Other work has been reported concerning tanning in S. bullata with the age pigment lipofuscin. Lipofuscin accumulation in larvae is a linear function of time. Some of the pigment is disposed of at the pupal stage and then linear accumulation resumes in adults. Many projects have focused on an assay of this pigment as it could hold a rather accurate technique for aging S. bullata and other forensically important insects.

=== Temperature data ===

To estimate insect age, forensic entomologists must determine the amount of time a particular insect spends in each stage of development and apply this information to temperature data at a crime scene to determine a post-mortem interval estimation. Timing of various insect stages is determined in a laboratory at standardized temperatures so that ranges may be applied to the different temperature conditions encountered in the field. Post-mortem intervals are estimated by determining the accumulated degree days (ADD) or accumulated degree hours (ADH) acquired by each insect stage on the remains; this information is then used to calculate the overall degree days or degree hours accumulated during the insect's entire life cycle and association with the carcass, representing the minimal amount of time the body has been available for colonization by insects. This estimation does not claim to represent an accurate time of death, but rather a minimal time of colonization. This is an important distinction that must be considered with the use of forensic evidence in courts of law.

Accumulated degree days can be determined by subtracting the minimum threshold from the average ambient temperature over a 24-hour period and multiplying the difference by the corresponding number of days. Accumulated degree hours, which are equally useful, are similarly determined by subtracting the minimum threshold from the ambient temperature over a 1-hour period and multiplying the difference by the corresponding number of hours. The term "minimum threshold" refers to the lowest temperature at which an insect species will develop; any temperatures below this threshold will result in delayed development and probable death of the insect in question.

Similar calculations may be carried out to determine "accumulated degree minutes," "accumulated degree seconds," etc., though ADD and ADH are typically used in forensic analyses.

For S. bullata, the following temperature data has been determined in a laboratory setting.

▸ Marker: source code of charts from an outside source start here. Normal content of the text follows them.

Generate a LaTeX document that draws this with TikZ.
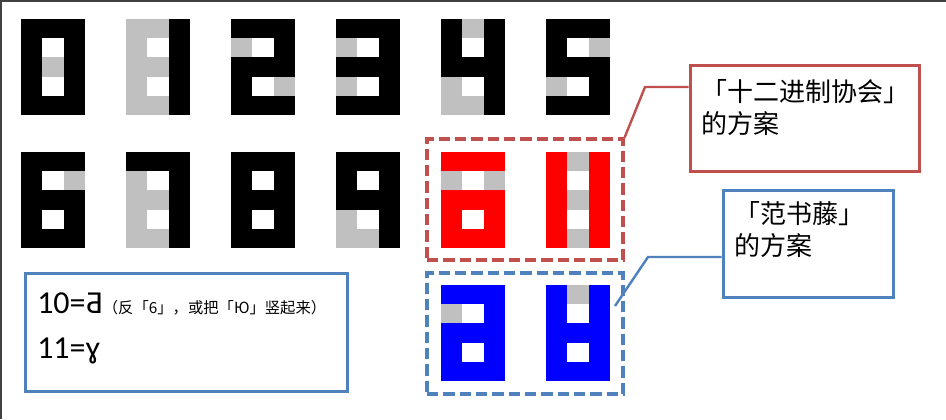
\documentclass[tikz,border=0pt]{standalone}
\usepackage{fontspec}
\usepackage{xcolor}
\newfontfamily\cjk{Noto Sans CJK SC}
\newfontfamily\carlito{Carlito}
\definecolor{G}{HTML}{C0C0C0}
\colorlet{W}{white}
\definecolor{notered}{HTML}{C0504D}
\definecolor{noteblue}{HTML}{4F81BD}

\begin{document}
\begin{tikzpicture}[x=0.75pt, y=-0.75pt,
        notebox/.style={draw, line width=2.25pt, inner sep=0pt},
        notetext/.style={inner sep=0pt, anchor=north west, align=left,
            font=\cjk\fontsize{19.5}{24}\selectfont},
        groupbox/.style={draw, line width=2.5pt, dash pattern=on 8.5pt off 3.75pt,
            minimum width=147pt, minimum height=90.75pt, inner sep=0pt},
        callout/.style={line width=1.8pt}]
    \useasboundingbox (0,0) rectangle (946,419);
    \draw [black!75, line width=2.5pt] (0,419) -- (0,0) -- (946,0);

    \newcommand{\drawdigit}[4]{
        \begin{scope}[shift={(#1,#2)}]
            \colorlet{F}{#3}
            \foreach \a/\b/\c [count=\r from 0] in {#4} {
                \fill [\a] (0,\r*19.2) rectangle ++(21.4,19.3);
                \fill [\b] (21.33,\r*19.2) rectangle ++(21.4,19.3);
                \fill [\c] (42.67,\r*19.2) rectangle ++(21.33,19.3);
            }
        \end{scope}
    }
    % 0 ... 5
    \drawdigit{21}{19}{black}{F/F/F, F/W/F, F/G/F, F/W/F, F/F/F}
    \drawdigit{126}{19}{black}{G/G/F, G/W/F, G/G/F, G/W/F, G/G/F}
    \drawdigit{231}{19}{black}{F/F/F, G/W/F, F/F/F, F/W/G, F/F/F}
    \drawdigit{336}{19}{black}{F/F/F, G/W/F, F/F/F, G/W/F, F/F/F}
    \drawdigit{441}{19}{black}{F/G/F, F/W/F, F/F/F, G/W/F, G/G/F}
    \drawdigit{546}{19}{black}{F/F/F, F/W/G, F/F/F, G/W/F, F/F/F}
    % 6 ... 9
    \drawdigit{21}{152}{black}{F/F/F, F/W/G, F/F/F, F/W/F, F/F/F}
    \drawdigit{126}{152}{black}{F/F/F, G/W/F, G/G/F, G/W/F, G/G/F}
    \drawdigit{231}{152}{black}{F/F/F, F/W/F, F/F/F, F/W/F, F/F/F}
    \drawdigit{336}{152}{black}{F/F/F, F/W/F, F/F/F, G/W/F, G/G/F}
    % 10 and 11
    \drawdigit{441}{152}{red}{F/F/F, G/W/G, F/F/F, F/W/F, F/F/F}
    \drawdigit{546}{152}{red}{F/G/F, F/W/F, F/G/F, F/W/F, F/G/F}
    \drawdigit{441}{285}{blue}{F/F/F, G/W/F, F/F/F, F/W/F, F/F/F}
    \drawdigit{546}{285}{blue}{F/G/F, F/W/F, F/F/F, F/W/F, F/F/F}

    \node [groupbox, notered] (redgroup) at (525,199.5) {};
    \node [groupbox, noteblue] (bluegroup) at (525,333.5) {};

    % callouts
    \node [notebox, notered, minimum width=171.75pt, minimum height=79.5pt] (rednote) at (804.5,118) {};
    \node [notetext] (redtext) at (701,79) {「十二进制协会」\\的方案};
    \coordinate (redbend) at (645,87);
    \draw [callout, notered] (rednote.west |- redbend) -- (redbend) -- (redgroup.north east);

    \node [notebox, noteblue, minimum width=127.5pt, minimum height=80.25pt] (bluenote) at (808,243.5) {};
    \node [notetext] (bluetext) at (734,201) {「范书藤」\\的方案};
    \coordinate (bluebend) at (648,257);
    \coordinate (bluetip) at (615,306);
    \draw [callout, noteblue] (bluenote.west |- bluebend) -- (bluebend) -- (bluetip);

    % legend
    \node [notebox, noteblue, minimum width=241.5pt, minimum height=88.5pt] (legend) at (186,332) {};
    \node [inner sep=0pt, anchor=base west] (tenline) at (37,313)
        {{\carlito\fontsize{24}{28}\selectfont 10=Ƌ}{\cjk\fontsize{11.5}{14}\selectfont （反「6」，或把「Ю」竖起来）}};
    \node [inner sep=0pt, anchor=base west] (elevenline) at (37,358)
        {\carlito\fontsize{24}{28}\selectfont 11=ɣ};
\end{tikzpicture}
\end{document}
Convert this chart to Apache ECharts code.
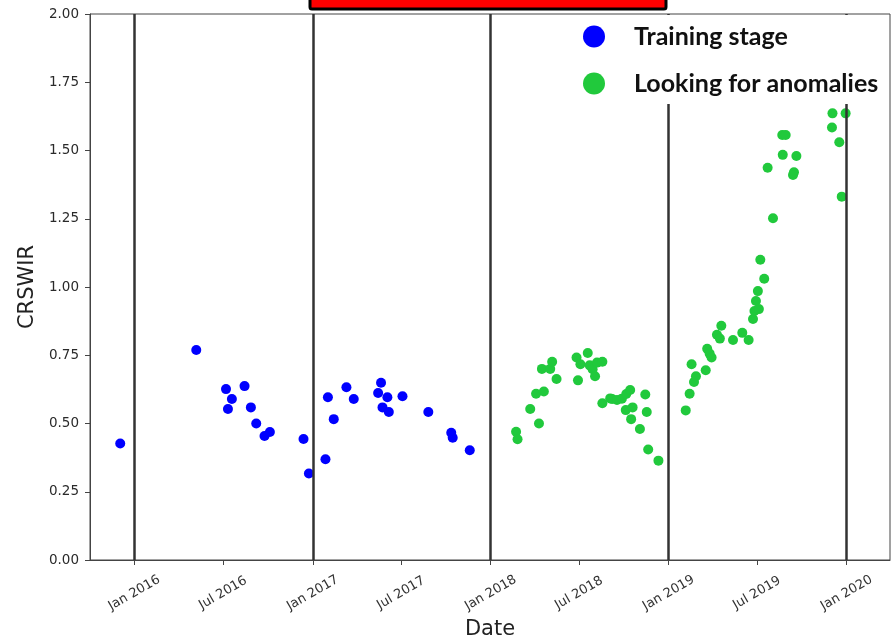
<!DOCTYPE html>
<html>
<head>
<meta charset="utf-8">
<script src="https://cdn.jsdelivr.net/npm/echarts@6/dist/echarts.min.js"></script>
<style>
  html, body { margin: 0; padding: 0; background: #fff; }
  #main { width: 892px; height: 639px; }
</style>
</head>
<body>
<div id="main"></div>
<script>
// training stage points
const blueDates = [
  '2015-12-03', '2016-05-07', '2016-07-07', '2016-07-19', '2016-07-11', '2016-08-14',
  '2016-08-27', '2016-09-07', '2016-09-24', '2016-10-05', '2016-12-13', '2016-12-24',
  '2017-01-27', '2017-02-01', '2017-02-13', '2017-03-11', '2017-03-26', '2017-05-21',
  '2017-05-15', '2017-06-03', '2017-05-24', '2017-06-06', '2017-07-04', '2017-08-26',
  '2017-10-12', '2017-10-15', '2017-11-19'
];
const blueValues = [
  0.427, 0.769, 0.626, 0.590, 0.553, 0.637,
  0.559, 0.500, 0.454, 0.469, 0.443, 0.317,
  0.369, 0.596, 0.516, 0.633, 0.590, 0.649,
  0.612, 0.596, 0.559, 0.542, 0.600, 0.542,
  0.466, 0.448, 0.402
];
// looking for anomalies points
const greenDates = [
  '2018-02-22', '2018-02-25', '2018-03-23', '2018-04-04', '2018-04-10', '2018-04-20',
  '2018-04-16', '2018-05-03', '2018-05-07', '2018-05-16', '2018-06-26', '2018-06-29',
  '2018-07-04', '2018-07-19', '2018-07-23', '2018-07-29', '2018-08-03', '2018-08-07',
  '2018-08-18', '2018-08-18', '2018-09-03', '2018-09-07', '2018-09-17', '2018-09-27',
  '2018-10-06', '2018-10-14', '2018-10-05', '2018-10-19', '2018-10-16', '2018-11-03',
  '2018-11-14', '2018-11-17', '2018-11-20', '2018-12-11',
  '2019-02-05', '2019-02-13', '2019-02-17', '2019-02-22', '2019-02-26', '2019-03-18',
  '2019-03-21', '2019-03-26', '2019-03-30', '2019-04-10', '2019-04-16', '2019-04-19',
  '2019-05-13', '2019-06-01', '2019-06-14', '2019-06-23', '2019-06-26', '2019-07-05',
  '2019-06-29', '2019-07-03', '2019-07-08', '2019-07-16', '2019-07-23', '2019-08-03',
  '2019-08-22', '2019-08-29', '2019-08-23', '2019-09-20', '2019-09-15', '2019-09-13',
  '2019-12-02', '2019-12-03', '2019-12-30', '2019-12-17', '2019-12-22'
];
const greenValues = [
  0.470, 0.442, 0.553, 0.609, 0.500, 0.617,
  0.700, 0.700, 0.726, 0.663, 0.742, 0.658,
  0.717, 0.758, 0.713, 0.699, 0.673, 0.723,
  0.726, 0.574, 0.592, 0.590, 0.586, 0.591,
  0.608, 0.623, 0.549, 0.559, 0.516, 0.480,
  0.606, 0.542, 0.405, 0.364,
  0.548, 0.609, 0.717, 0.652, 0.673, 0.695,
  0.774, 0.756, 0.742, 0.825, 0.811, 0.858,
  0.806, 0.832, 0.806, 0.883, 0.912, 0.919,
  0.949, 0.985, 1.100, 1.030, 1.437, 1.252,
  1.557, 1.557, 1.484, 1.480, 1.420, 1.410,
  1.584, 1.636, 1.636, 1.530, 1.331
];
// yearly boundaries drawn as vertical lines
const boundaryDates = ['2016-01-01', '2017-01-01', '2018-01-01', '2019-01-01', '2020-01-01'];
// x tick labels
const tickDates = [
  '2016-01-01', '2016-07-01', '2017-01-01', '2017-07-01', '2018-01-01',
  '2018-07-01', '2019-01-01', '2019-07-01', '2020-01-01'
];
const monthNames = ['Jan', 'Feb', 'Mar', 'Apr', 'May', 'Jun', 'Jul', 'Aug', 'Sep', 'Oct', 'Nov', 'Dec'];

const toTime = s => echarts.number.parseDate(s).getTime();
const tickValues = tickDates.map(toTime);

const chart = echarts.init(document.getElementById('main'), null, { renderer: 'canvas' });
chart.setOption({
  animation: false,
  backgroundColor: '#fff',
  grid: {
    left: 90, right: 2, top: 14, bottom: 79,
    outerBoundsMode: 'none',
    show: true, borderColor: '#444', borderWidth: 1
  },
  legend: {
    orient: 'vertical',
    left: 577, top: 15,
    z: 10,
    backgroundColor: '#fff',
    padding: [9, 8, 8, 6],
    itemWidth: 22, itemHeight: 22, itemGap: 22,
    icon: 'circle',
    textStyle: {
      fontFamily: 'Lato', fontWeight: 'bold', fontSize: 25, color: '#111',
      lineHeight: 22, padding: [0, 0, 0, 24]
    },
    data: ['Training stage', 'Looking for anomalies']
  },
  xAxis: {
    type: 'value',
    min: toTime('2015-10-02'), max: toTime('2020-03-30'),
    name: 'Date', nameLocation: 'middle', nameGap: 57,
    nameTextStyle: { fontFamily: 'DejaVu Sans', fontSize: 21, color: '#222' },
    axisLine: { lineStyle: { color: '#444', width: 1 } },
    axisTick: { show: true, length: 5, customValues: tickValues, lineStyle: { color: '#444' } },
    axisLabel: {
      customValues: tickValues,
      rotate: 30, align: 'center', verticalAlign: 'middle', margin: 33,
      fontFamily: 'DejaVu Sans', fontSize: 13, color: '#333',
      formatter: v => { const d = new Date(v); return monthNames[d.getMonth()] + ' ' + d.getFullYear(); }
    },
    splitLine: { show: false }
  },
  yAxis: {
    type: 'value',
    min: 0, max: 2, interval: 0.25,
    name: 'CRSWIR', nameLocation: 'middle', nameGap: 50,
    nameTextStyle: { fontFamily: 'DejaVu Sans', fontSize: 21, color: '#222' },
    axisLine: { show: true, lineStyle: { color: '#444', width: 1 } },
    axisTick: { show: true, length: 5, lineStyle: { color: '#444' } },
    axisLabel: {
      margin: 11, fontFamily: 'DejaVu Sans', fontSize: 13.5, color: '#2a2a2a',
      formatter: v => v.toFixed(2)
    },
    splitLine: { show: false }
  },
  series: [
    {
      name: 'Training stage',
      type: 'scatter',
      symbolSize: 10,
      itemStyle: { color: '#0000ff', opacity: 1 },
      data: blueDates.map((d, i) => [toTime(d), blueValues[i]])
    },
    {
      name: 'Looking for anomalies',
      type: 'scatter',
      symbolSize: 10,
      itemStyle: { color: '#21c93c', opacity: 1 },
      data: greenDates.map((d, i) => [toTime(d), greenValues[i]])
    },
    {
      name: 'years',
      type: 'scatter',
      data: [],
      markLine: {
        silent: true,
        symbol: 'none',
        label: { show: false },
        lineStyle: { color: '#333', width: 2.5, type: 'solid' },
        data: boundaryDates.map(d => ({ xAxis: toTime(d) }))
      }
    }
  ],
  graphic: [
    {
      type: 'rect',
      shape: { x: 310, y: -6, width: 356, height: 15, r: 2 },
      style: { fill: '#ff0000', stroke: '#000', lineWidth: 3 }
    }
  ]
});
</script>
</body>
</html>
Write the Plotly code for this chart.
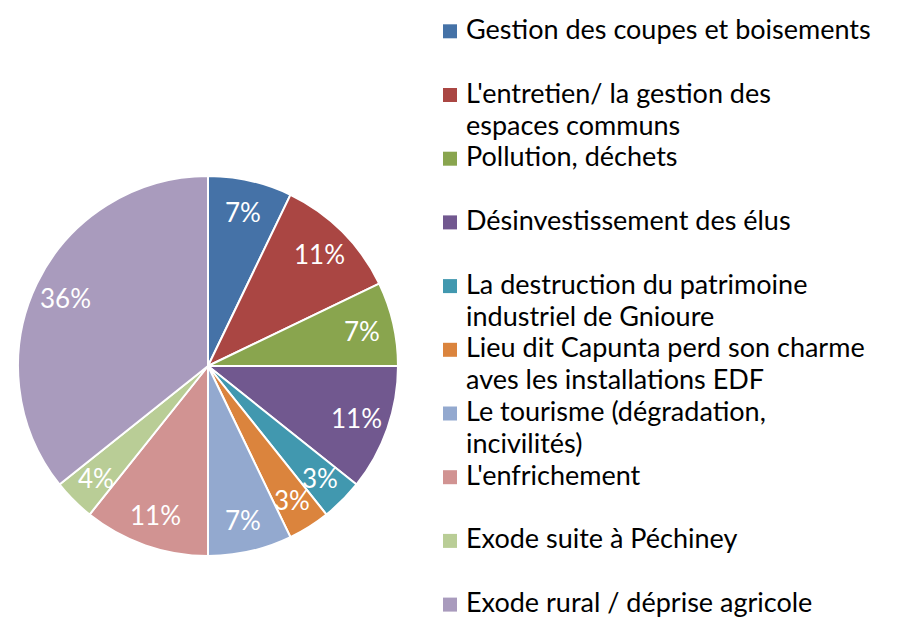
import math
import plotly.graph_objects as go

categories = [
    "Gestion des coupes et boisements",
    "L'entretien/ la gestion des<br>espaces communs",
    "Pollution, déchets",
    "Désinvestissement des élus",
    "La destruction du patrimoine<br>industriel de Gnioure",
    "Lieu dit Capunta perd son charme<br>aves les installations EDF",
    "Le tourisme (dégradation,<br>incivilités)",
    "L'enfrichement",
    "Exode suite à Péchiney",
    "Exode rural / déprise agricole",
]
values = [2, 3, 2, 3, 1, 1, 2, 3, 1, 10]
pct_labels = ["7%", "11%", "7%", "11%", "3%", "3%", "7%", "11%", "4%", "36%"]
colors = ["#4572A7", "#AA4643", "#89A54E", "#71588F", "#4198AF",
          "#DB843D", "#93A9CF", "#D19392", "#B9CD96", "#A99BBD"]

# the page body has an 8px margin, so the figure is drawn from (8, 8)
OFF = 8
W, H = 898 - OFF, 617 - OFF
FONT = "Lato"

# pie geometry (in screen pixels of the reference)
CX, CY, R = 208 - OFF, 366 - OFF, 190

fig = go.Figure(go.Pie(
    labels=[c.replace("<br>", " ") for c in categories],
    values=values,
    textinfo="none",
    marker=dict(colors=colors, line=dict(color="white", width=2)),
    sort=False,
    direction="clockwise",
    rotation=0,
    showlegend=False,
    hoverinfo="label+percent",
    domain=dict(x=[(CX - R) / W, (CX + R) / W],
                y=[(H - (CY + R)) / H, (H - (CY - R)) / H]),
))

annots, shapes = [], []

# percentage labels, placed inside each slice near the rim
total = sum(values)
cum = 0
LR = 0.83 * R
for v, t in zip(values, pct_labels):
    mid = (cum + v / 2) / total * 2 * math.pi
    cum += v
    px = CX + LR * math.sin(mid)
    py = CY - LR * math.cos(mid)
    annots.append(dict(text=t, xref="paper", yref="paper",
                       x=px / W, y=1 - py / H,
                       xanchor="center", yanchor="middle", showarrow=False,
                       font=dict(family=FONT, size=26, color="white")))

# manual legend (evenly spaced entries, text wraps downward)
first, step, line_h, text_shift = 31.3 - OFF, 63.7, 32, -3
for i, (lab, col) in enumerate(zip(categories, colors)):
    yc = first + step * i
    shapes.append(dict(type="rect", xref="paper", yref="paper",
                       x0=(443 - OFF) / W, x1=(457 - OFF) / W,
                       y0=1 - (yc + 7) / H, y1=1 - (yc - 7) / H,
                       fillcolor=col, line=dict(width=0)))
    for k, part in enumerate(lab.split("<br>")):
        ty = yc + k * line_h + text_shift
        annots.append(dict(text=part, xref="paper", yref="paper",
                           x=(464 - OFF) / W, y=1 - ty / H,
                           xanchor="left", yanchor="middle", align="left",
                           showarrow=False,
                           font=dict(family=FONT, size=27, color="black")))

fig.update_layout(
    width=W, height=H,
    margin=dict(l=0, r=0, t=0, b=0),
    paper_bgcolor="white", plot_bgcolor="white",
    shapes=shapes, annotations=annots,
)
fig.write_html("out.html")
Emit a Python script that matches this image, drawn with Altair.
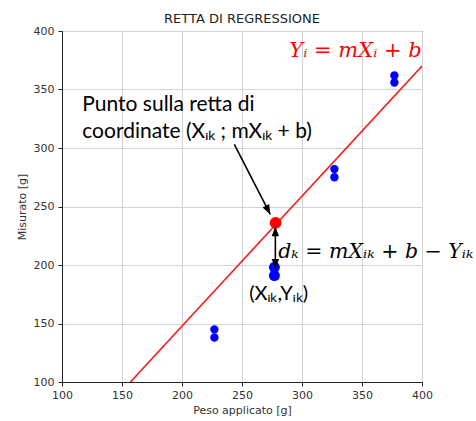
import altair as alt
import pandas as pd

# measured data points
x_vals = [227, 227, 277, 277, 327, 327, 377, 377]
y_vals = [145, 138, 198, 191, 282, 275, 362, 356]

# drawn regression line
line_x = [157, 400]
line_y = [100, 370]

# point on the line
red_x = [278]
red_y = [236]

# arrows (start -> end)
arr_x1 = [243.6, 277.8]
arr_y1 = [303, 232]
arr_x2 = [273.6, 277.8]
arr_y2 = [243.2, 197]
head_x = [273.6, 277.8, 277.8]
head_y = [243.2, 233, 196.7]
head_angle = [153, 0, 180]

# annotations
txt_sans = ["Punto sulla retta di", "coordinate (Xᵢₖ ; mXᵢₖ + b)"]
txt_sans_x = [116.9, 116.9]
txt_sans_y = [331.2, 308.5]

title_text = ["RETTA DI REGRESSIONE"]
title_x = [250]
title_y = [407]

ticks = [100, 150, 200, 250, 300, 350, 400]

pts = pd.DataFrame({"x": x_vals, "y": y_vals})
line_df = pd.DataFrame({"x": line_x, "y": line_y})
red_df = pd.DataFrame({"x": red_x, "y": red_y})
arr_df = pd.DataFrame({"x": arr_x1, "y": arr_y1, "x2": arr_x2, "y2": arr_y2})
head_df = pd.DataFrame({"x": head_x, "y": head_y, "a": head_angle})
sans_df = pd.DataFrame({"x": txt_sans_x, "y": txt_sans_y, "t": txt_sans})
title_df = pd.DataFrame({"x": title_x, "y": title_y, "t": title_text})

xs = alt.Scale(domain=[100, 400], nice=False, zero=False)
ys = alt.Scale(domain=[100, 400], nice=False, zero=False)
X = alt.X("x:Q", scale=xs, title="Peso applicato [g]",
          axis=alt.Axis(values=ticks, format="d", labelFlush=False, labelOverlap=False))
Y = alt.Y("y:Q", scale=ys, title="Misurato [g]",
          axis=alt.Axis(values=ticks, format="d", labelFlush=False, labelOverlap=False))

line = alt.Chart(line_df).mark_line(color="#ff1a1a", strokeWidth=1.6, clip=True).encode(x=X, y=Y)

blue = alt.Chart(pts).mark_circle(color="#0000ff", opacity=1).encode(
    x=alt.X("x:Q", scale=xs), y=alt.Y("y:Q", scale=ys),
    size=alt.condition("datum.x == 277", alt.value(120), alt.value(70)))

red = alt.Chart(red_df).mark_circle(color="#ff0000", opacity=1, size=140).encode(
    x=alt.X("x:Q", scale=xs), y=alt.Y("y:Q", scale=ys))

shafts = alt.Chart(arr_df).mark_rule(color="black", strokeWidth=1.6).encode(
    x=alt.X("x:Q", scale=xs), y=alt.Y("y:Q", scale=ys), x2="x2:Q", y2="y2:Q")

heads = alt.Chart(head_df).mark_point(
    shape="M0,0L-0.38,1L0.38,1Z", filled=True, color="black", opacity=1, size=380
).encode(x=alt.X("x:Q", scale=xs), y=alt.Y("y:Q", scale=ys),
         angle=alt.Angle("a:Q", scale=None))

sans = alt.Chart(sans_df).mark_text(
    font="Lato", fontSize=21, align="left", baseline="alphabetic", color="black"
).encode(x=alt.X("x:Q", scale=xs), y=alt.Y("y:Q", scale=ys), text="t:N")

f1 = alt.Chart(pd.DataFrame({"x": [289.4], "y": [378.2], "t": ["Yᵢ = mXᵢ + b"]})).mark_text(
    font="DejaVu Serif", fontStyle="italic", fontSize=21, align="left",
    baseline="alphabetic", color="#ff0000"
).encode(x=alt.X("x:Q", scale=xs), y=alt.Y("y:Q", scale=ys), text="t:N")

f2 = alt.Chart(pd.DataFrame({"x": [280.2], "y": [205.6], "t": ["dₖ = mXᵢₖ + b − Yᵢₖ"]})).mark_text(
    font="DejaVu Serif", fontStyle="italic", fontSize=20.5, align="left",
    baseline="alphabetic", color="black"
).encode(x=alt.X("x:Q", scale=xs), y=alt.Y("y:Q", scale=ys), text="t:N")

f3 = alt.Chart(pd.DataFrame({"x": [256], "y": [169.7], "t": ["(Xᵢₖ,Yᵢₖ)"]})).mark_text(
    font="Lato", fontSize=20, align="left", baseline="alphabetic", color="black"
).encode(x=alt.X("x:Q", scale=xs), y=alt.Y("y:Q", scale=ys), text="t:N")

ttl = alt.Chart(title_df).mark_text(
    font="DejaVu Sans", fontSize=13, align="center", baseline="alphabetic", color="#222"
).encode(x=alt.X("x:Q", scale=xs), y=alt.Y("y:Q", scale=ys), text="t:N")

chart = alt.layer(line, blue, red, shafts, heads, sans, f1, f2, f3, ttl).properties(
    width=360, height=351,
    autosize=alt.AutoSizeParams(type="none"),
    padding={"left": 62, "top": 31, "right": 54, "bottom": 39},
).configure_view(stroke="#222", strokeWidth=1).configure_axis(
    grid=True, gridColor="#d4d4d4", gridWidth=1,
    domainColor="#222", domainWidth=1, tickColor="#222", tickSize=4,
    labelFont="DejaVu Sans", labelFontSize=11, labelColor="#333",
    titleFont="DejaVu Sans", titleFontSize=11, titleFontWeight="normal", titleColor="#333",
).configure_axisX(labelPadding=3, titlePadding=4).configure_axisY(labelPadding=4, titlePadding=6)

chart.save("out.html", embed_options={"renderer": "svg", "actions": False})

These calculations correspond to a standardized temperature of 27 °C.

| Stage | Time Spent in Stage (27 °C) |
|---|---|
| Egg | --- |
| 1st Instar Larvae | 26 hrs |
| 2nd Instar Larvae | 18 hrs |
| 3rd Instar Larvae | 54 hrs |
| Prepupae | 112 hrs |
| Pupae | 12 days |
| Total | 17 days |

== Other research ==
Another study was conducted concerning an effect by the mothers of the flesh fly population. There is a maternal effect that operates in S. bullata that can prevent pupal diapause when reared under short day conditions. It was determined that certain environmental stressors or chemical treatments on the mother, such as extreme temperature shocks, food deprivation and reducing maternal size, were ineffective in altering the diapause-suppressant. However, there were several chemical agents that proved effective. Gamma-aminobutyric acid, octopamine and pilocarpine all countered the maternal affect and permitted the expression of diapause in the flesh fly progeny. The ability to express diapause is an important consideration for forensic entomologists as diapause allows the pupae to become metabolically "dormant" until environmental conditions improve; this would significantly affect pupal time estimations and subsequent post-mortem interval estimations.